PROBLEM DESCRIPTION:
Word for word, quote all of the material, omitting the pictures.

DATASET CONTENT:
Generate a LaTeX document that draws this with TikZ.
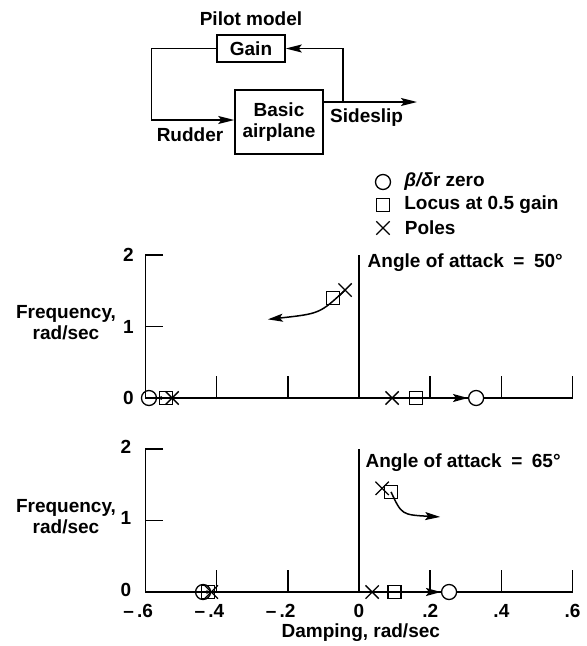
\documentclass[tikz,border=0pt]{standalone}
\usepackage{fontspec}
\setmainfont{Liberation Sans}
\usetikzlibrary{positioning,arrows.meta,shapes.misc}
\tikzset{txt/.style={font=\fontsize{19}{21}\selectfont\bfseries,inner sep=0pt}}
\tikzset{box/.style={txt,draw,line width=1.5pt,align=center,inner sep=3pt}}
\tikzset{arr/.style={line width=1.5pt,-{Stealth[length=16pt,width=8pt,inset=3pt]}}}
\tikzset{parr/.style={line width=1.5pt,-{Stealth[length=15pt,width=8pt,inset=3pt]}}}
\tikzset{axis/.style={line width=1.5pt}}
\tikzset{zero/.style={circle,draw,line width=1.3pt,minimum size=15pt,inner sep=0pt}}
\tikzset{locus/.style={rectangle,draw,line width=1.3pt,minimum size=13pt,inner sep=0pt}}
\tikzset{pole/.style={cross out,draw,line width=1.3pt,minimum size=12pt,inner sep=0pt}}

\begin{document}
\begin{tikzpicture}[x=1pt,y=-1pt]
    \useasboundingbox (0,0) rectangle (587,646);
    % block diagram
    \node[box,minimum width=68pt,minimum height=27pt] (gain) at (251,48.5) {Gain};
    \node[txt,above=8pt of gain] (pilot) {Pilot model};
    \node[box,minimum width=88pt,minimum height=64pt] (plane) at (279,122) {Basic\\airplane};
    \coordinate (ss) at (417,102);
    \coordinate (br) at (343,102);
        \draw[arr] (plane.east |- ss) -- (ss);
        \draw[arr] (br) |- (gain.east);
        \draw[arr] (gain.west) -- ++(-65,0) |- ([yshift=2pt]plane.west);
    \node[txt] (rudder) at (190,135) {Rudder};
    \node[txt,anchor=north west] (sideslip) at (330,109) {Sideslip};
    % legend
    \node[zero] (kz) at (383,182) {};
    \node[locus] (kl) at (383,205) {};
    \node[pole] (kp) at (383,228) {};
    \node[txt,right=13pt of kz] {\itshape β/δ\upshape r zero};
    \node[txt,right=14pt of kl] {Locus at 0.5 gain};
    \node[txt,right=15pt of kp] {Poles};
    % alpha = 50
    \begin{scope}[shift={(359,398)},x=356pt,y=71.5pt]
        \draw[axis] (-0.55,2) -- (-0.6,2) -- (-0.6,0) -- (0.6,0) -- (0.6,0.31);
        \draw[axis] (-0.6,1) -- (-0.55,1);
        \foreach \t in {-0.4,-0.2,0.2,0.4}
            \draw[axis] (\t,0) -- (\t,0.31);
        \draw[axis] (0,0) -- (0,2);
        \foreach \v in {0,1,2}
            \node[txt] at (-0.648,\v) {\v};
        \node[txt,align=center] at (-0.823,1.06) {Frequency,\\rad/sec};
        \node[txt,anchor=west] at (0.024,1.89) {Angle of attack\enspace=\enspace50°};
        \node[pole] (p1) at (-0.039,1.51) {};
        \node[locus] (l1) at (-0.073,1.40) {};
        \coordinate (t1) at (-0.256,1.10);
            \draw[parr] (p1.center) .. controls (-0.11,1.18) .. (t1);
        \node[zero] (z2) at (-0.59,0) {};
        \node[locus] (l2) at (-0.542,0) {};
        \node[pole] (p2) at (-0.525,0) {};
            \draw[line width=1pt,-{Stealth[length=5pt,width=4pt]}] (l2.west) -- (z2.east);
        \node[pole] (p3) at (0.093,0) {};
        \node[locus] (l3) at (0.16,0) {};
        \node[zero,fill=white] (z3) at (0.329,0) {};
            \draw[parr] (l3.east) -- (z3.west);
    \end{scope}
    % alpha = 65
    \begin{scope}[shift={(359,592)},x=356pt,y=71.5pt]
        \draw[axis] (-0.55,2) -- (-0.6,2) -- (-0.6,0) -- (0.6,0) -- (0.6,0.31);
        \draw[axis] (-0.6,1) -- (-0.55,1);
        \foreach \t in {-0.4,-0.2,0.2,0.4}
            \draw[axis] (\t,0) -- (\t,0.31);
        \draw[axis] (0,0) -- (0,2);
        \foreach \v in {0,1,2}
            \node[txt] at (-0.655,\v+0.03) {\v};
        \foreach \t/\s in {-0.6/\textendash\,.6,-0.4/\textendash\,.4,-0.2/\textendash\,.2}
            \node[txt] at (\t-0.02,-0.27) {\s};
        \foreach \t/\s in {0/0,0.2/.2,0.4/.4,0.6/.6}
            \node[txt] at (\t,-0.27) {\s};
        \node[txt] at (0.005,-0.57) {Damping, rad/sec};
        \node[txt,align=center] at (-0.823,1.06) {Frequency,\\rad/sec};
        \node[txt,anchor=west] at (0.018,1.81) {Angle of attack\enspace=\enspace65°};
        \node[pole] (p4) at (0.065,1.45) {};
        \node[locus] (l4) at (0.09,1.40) {};
        \coordinate (t4) at (0.228,1.05);
            \draw[parr] (l4.center) .. controls (0.12,1.08) .. (t4);
        \node[zero] (z5) at (-0.438,0) {};
        \node[locus] (l5) at (-0.425,0) {};
        \node[pole] (p5) at (-0.415,0) {};
            \draw[line width=1pt,-{Stealth[length=5pt,width=4pt]}] (l5.center) -- (z5.east);
        \node[pole] (p6) at (0.037,0) {};
        \node[locus] (l6) at (0.10,0) {};
        \node[zero,fill=white] (z6) at (0.253,0) {};
            \draw[parr] (l6.east) -- (z6.west);
    \end{scope}
\end{tikzpicture}
\end{document}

FULL SOLUTION:
Generate a LaTeX document that draws this with TikZ.
\documentclass[tikz,border=0pt]{standalone}
\usepackage{fontspec}
\setmainfont{Liberation Sans}
\usetikzlibrary{positioning,arrows.meta,shapes.misc}
\tikzset{txt/.style={font=\fontsize{19}{21}\selectfont\bfseries,inner sep=0pt}}
\tikzset{box/.style={txt,draw,line width=1.5pt,align=center,inner sep=3pt}}
\tikzset{arr/.style={line width=1.5pt,-{Stealth[length=16pt,width=8pt,inset=3pt]}}}
\tikzset{parr/.style={line width=1.5pt,-{Stealth[length=15pt,width=8pt,inset=3pt]}}}
\tikzset{axis/.style={line width=1.5pt}}
\tikzset{zero/.style={circle,draw,line width=1.3pt,minimum size=15pt,inner sep=0pt}}
\tikzset{locus/.style={rectangle,draw,line width=1.3pt,minimum size=13pt,inner sep=0pt}}
\tikzset{pole/.style={cross out,draw,line width=1.3pt,minimum size=12pt,inner sep=0pt}}

\begin{document}
\begin{tikzpicture}[x=1pt,y=-1pt]
    \useasboundingbox (0,0) rectangle (587,646);
    % block diagram
    \node[box,minimum width=68pt,minimum height=27pt] (gain) at (251,48.5) {Gain};
    \node[txt,above=8pt of gain] (pilot) {Pilot model};
    \node[box,minimum width=88pt,minimum height=64pt] (plane) at (279,122) {Basic\\airplane};
    \coordinate (ss) at (417,102);
    \coordinate (br) at (343,102);
        \draw[arr] (plane.east |- ss) -- (ss);
        \draw[arr] (br) |- (gain.east);
        \draw[arr] (gain.west) -- ++(-65,0) |- ([yshift=2pt]plane.west);
    \node[txt] (rudder) at (190,135) {Rudder};
    \node[txt,anchor=north west] (sideslip) at (330,109) {Sideslip};
    % legend
    \node[zero] (kz) at (383,182) {};
    \node[locus] (kl) at (383,205) {};
    \node[pole] (kp) at (383,228) {};
    \node[txt,right=13pt of kz] {\itshape β/δ\upshape r zero};
    \node[txt,right=14pt of kl] {Locus at 0.5 gain};
    \node[txt,right=15pt of kp] {Poles};
    % alpha = 50
    \begin{scope}[shift={(359,398)},x=356pt,y=71.5pt]
        \draw[axis] (-0.55,2) -- (-0.6,2) -- (-0.6,0) -- (0.6,0) -- (0.6,0.31);
        \draw[axis] (-0.6,1) -- (-0.55,1);
        \foreach \t in {-0.4,-0.2,0.2,0.4}
            \draw[axis] (\t,0) -- (\t,0.31);
        \draw[axis] (0,0) -- (0,2);
        \foreach \v in {0,1,2}
            \node[txt] at (-0.648,\v) {\v};
        \node[txt,align=center] at (-0.823,1.06) {Frequency,\\rad/sec};
        \node[txt,anchor=west] at (0.024,1.89) {Angle of attack\enspace=\enspace50°};
        \node[pole] (p1) at (-0.039,1.51) {};
        \node[locus] (l1) at (-0.073,1.40) {};
        \coordinate (t1) at (-0.256,1.10);
            \draw[parr] (p1.center) .. controls (-0.11,1.18) .. (t1);
        \node[zero] (z2) at (-0.59,0) {};
        \node[locus] (l2) at (-0.542,0) {};
        \node[pole] (p2) at (-0.525,0) {};
            \draw[line width=1pt,-{Stealth[length=5pt,width=4pt]}] (l2.west) -- (z2.east);
        \node[pole] (p3) at (0.093,0) {};
        \node[locus] (l3) at (0.16,0) {};
        \node[zero,fill=white] (z3) at (0.329,0) {};
            \draw[parr] (l3.east) -- (z3.west);
    \end{scope}
    % alpha = 65
    \begin{scope}[shift={(359,592)},x=356pt,y=71.5pt]
        \draw[axis] (-0.55,2) -- (-0.6,2) -- (-0.6,0) -- (0.6,0) -- (0.6,0.31);
        \draw[axis] (-0.6,1) -- (-0.55,1);
        \foreach \t in {-0.4,-0.2,0.2,0.4}
            \draw[axis] (\t,0) -- (\t,0.31);
        \draw[axis] (0,0) -- (0,2);
        \foreach \v in {0,1,2}
            \node[txt] at (-0.655,\v+0.03) {\v};
        \foreach \t/\s in {-0.6/\textendash\,.6,-0.4/\textendash\,.4,-0.2/\textendash\,.2}
            \node[txt] at (\t-0.02,-0.27) {\s};
        \foreach \t/\s in {0/0,0.2/.2,0.4/.4,0.6/.6}
            \node[txt] at (\t,-0.27) {\s};
        \node[txt] at (0.005,-0.57) {Damping, rad/sec};
        \node[txt,align=center] at (-0.823,1.06) {Frequency,\\rad/sec};
        \node[txt,anchor=west] at (0.018,1.81) {Angle of attack\enspace=\enspace65°};
        \node[pole] (p4) at (0.065,1.45) {};
        \node[locus] (l4) at (0.09,1.40) {};
        \coordinate (t4) at (0.228,1.05);
            \draw[parr] (l4.center) .. controls (0.12,1.08) .. (t4);
        \node[zero] (z5) at (-0.438,0) {};
        \node[locus] (l5) at (-0.425,0) {};
        \node[pole] (p5) at (-0.415,0) {};
            \draw[line width=1pt,-{Stealth[length=5pt,width=4pt]}] (l5.center) -- (z5.east);
        \node[pole] (p6) at (0.037,0) {};
        \node[locus] (l6) at (0.10,0) {};
        \node[zero,fill=white] (z6) at (0.253,0) {};
            \draw[parr] (l6.east) -- (z6.west);
    \end{scope}
\end{tikzpicture}
\end{document}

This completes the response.